SUSPENSION AND EXPULSION OF MEMBERS

7. (a)  The committee shall have power by a two-thirds majority of the whole members of the committee, upon their being satisfied that any member has conducted himself in an offensive manner, to suspend such member from exercising his privileges as a member of the Assciation fr such period as the committee may decide. Such suspension shall be reporter to the next General Meeting, unless previously lifted by the committee.

    (b) Should the committee recommend to the next General Meeting that the member be expelled from the Association, he shall be s expelled if two thirds of the members present and voting accept the committee’s recommendation. The committee shall not be liable for repayment of any part of the annual subscription nor shall the Association or any member f the committee be liable for any claim at his instance in respect of such suspension or expulsion.

 

 

ANNUAL GENERAL MEETING

8.  The Annual General Meeting of the Association of which at least 14 days notice in writing shall be given shall be held on the last Thursday in January each year. The Business of the Annual General Meeting shall include-

    (a)   To receive a Report from the committee on the operations and activities of the Association during the preceding year.

    (b)   To receive and adopt the audited Statement of Accounts of the Association for year ending Thirtieth November in the preceding year.

    ©     To elect  office bearers and committee members.

    (d)    To elect or re-elect an auditor or auditors.

    (e)    Such other or special business as may be specified in the notice calling the meeting

 

 

SPECIAL GENERAL MEETING

10. When they see fit the committee may call a Special  General Meeting of the association and such a meeting shall be called at ant time on the requisition of not less than 20 members. At least 7 days in writing specifying the business to be transacted will be given in respect of any special general meeting.

 

CONDUCT OF GENERAL MEETINGS

11. The quorum at any general meeting of the members shall be 20 members.
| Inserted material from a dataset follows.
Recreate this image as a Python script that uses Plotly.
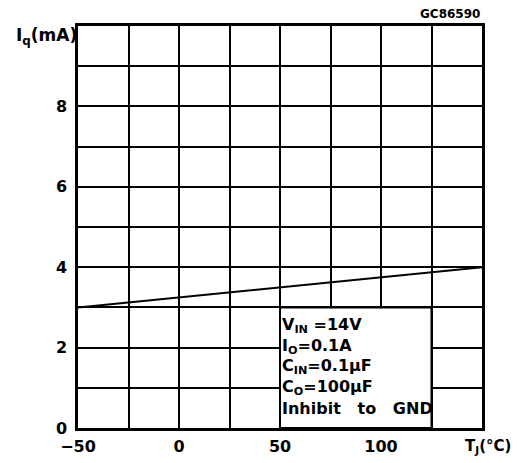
import plotly.graph_objects as go

# Data
temp_c = [-50, 150]
iq_ma = [3.0, 4.0]

x_tickvals = [-50, 0, 50, 100]
x_ticktext = ["−50", "0", "50", "100"]
y_tickvals = [0, 2, 4, 6, 8]
y_ticktext = ["0", "2", "4", "6", "8"]

cond_lines = [
    "V<sub>IN</sub> =14V",
    "I<sub>O</sub>=0.1A",
    "C<sub>IN</sub>=0.1μF",
    "C<sub>O</sub>=100μF",
    "Inhibit   to   GND",
]

FONT = "DejaVu Sans"

fig = go.Figure()
fig.add_trace(go.Scatter(x=temp_c, y=iq_ma, mode="lines",
                         line=dict(color="black", width=2), showlegend=False,
                         hoverinfo="skip"))

fig.update_layout(
    width=511, height=455,
    margin=dict(l=70, r=37, t=18, b=35),
    paper_bgcolor="white", plot_bgcolor="white",
    font=dict(family=FONT, size=16, color="black"),
    xaxis=dict(range=[-50, 150], tickmode="array", tickvals=x_tickvals,
               ticktext=x_ticktext, showgrid=True, gridcolor="black", gridwidth=2,
               minor=dict(tick0=-50, dtick=25, showgrid=True, gridcolor="black",
                          gridwidth=2, ticks=""),
               zeroline=False, showline=True, linecolor="black", linewidth=2.5,
               mirror=True, ticks="", ticklabelstandoff=2, automargin=False,
               tickfont=dict(family=FONT, size=16, weight="bold")),
    yaxis=dict(range=[0, 10], tickmode="array", tickvals=y_tickvals,
               ticktext=y_ticktext, showgrid=True, gridcolor="black", gridwidth=2,
               minor=dict(tick0=0, dtick=1, showgrid=True, gridcolor="black",
                          gridwidth=2, ticks=""),
               zeroline=False, showline=True, linecolor="black", linewidth=2.5,
               mirror=True, ticks="", ticklabelstandoff=5, automargin=False,
               tickfont=dict(family=FONT, size=16, weight="bold")),
)

# Conditions box (covers grid)
fig.add_shape(type="rect", x0=50, x1=125, y0=0, y1=3, xref="x", yref="y",
              fillcolor="white", line=dict(color="black", width=2), layer="above")

for i, t in enumerate(cond_lines):
    fig.add_annotation(x=50, y=2.55 - i * 0.515, xref="x", yref="y", text=t,
                       showarrow=False, xanchor="left", yanchor="middle", xshift=0,
                       font=dict(family=FONT, size=16, weight="bold"))

fig.add_annotation(x=0, y=1, xref="paper", yref="paper", text="I<sub>q</sub>(mA)",
                   showarrow=False, xanchor="right", yanchor="top", xshift=1, yshift=3,
                   font=dict(family=FONT, size=17, weight="bold"))
fig.add_annotation(x=1, y=0, xref="paper", yref="paper", text="T<sub>J</sub>(°C)",
                   showarrow=False, xanchor="right", yanchor="middle", xshift=31, yshift=-18,
                   font=dict(family=FONT, size=15, weight="bold"))
fig.add_annotation(x=1, y=1, xref="paper", yref="paper", text="GC86590",
                   showarrow=False, xanchor="right", yanchor="middle", yshift=12,
                   font=dict(family=FONT, size=12, weight="bold"))

fig.write_html("out.html")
Should a quorum not be present half an hour after the time appointed for the meeting the meeting will be adjourned for 14 days except in the case of a meeting called on the requisition of members when the meeting will be dissolved. At such an adjourned meeting the members present will constitute a quorum. At all general meetings the Chairman of the association, whom failing the vice Chairman, whom failing a committee member shall preside and shall have a casting as well as a deliberate vote.

 

ALTERATION OF RULES

12 These  rules shall not be altered except by resolution passed by a two-thirds majority of the members present and voting at a meeting the notice convening which shall have included notice of a resolution to make certain specified alterations of the rules.

 

DISSOLUTION

13. The association may be dissolved with immediate effect by a resolution passed by a two-thirds majority  of the members present and voting at a general meeting the notice convening which meeting has included in the business to be considered a resolution for dissolution of the Association . In the event of such a resolution being duly passed the winding up of the Association shall be in the hands of the committee whose duty it will be to realise the assets of the Association, to discharge its debts and liabilities, and thereafter to pay over over to Heart of Midlothian Football Club any balance remaining less the expenses necessarily incurred in the winding up.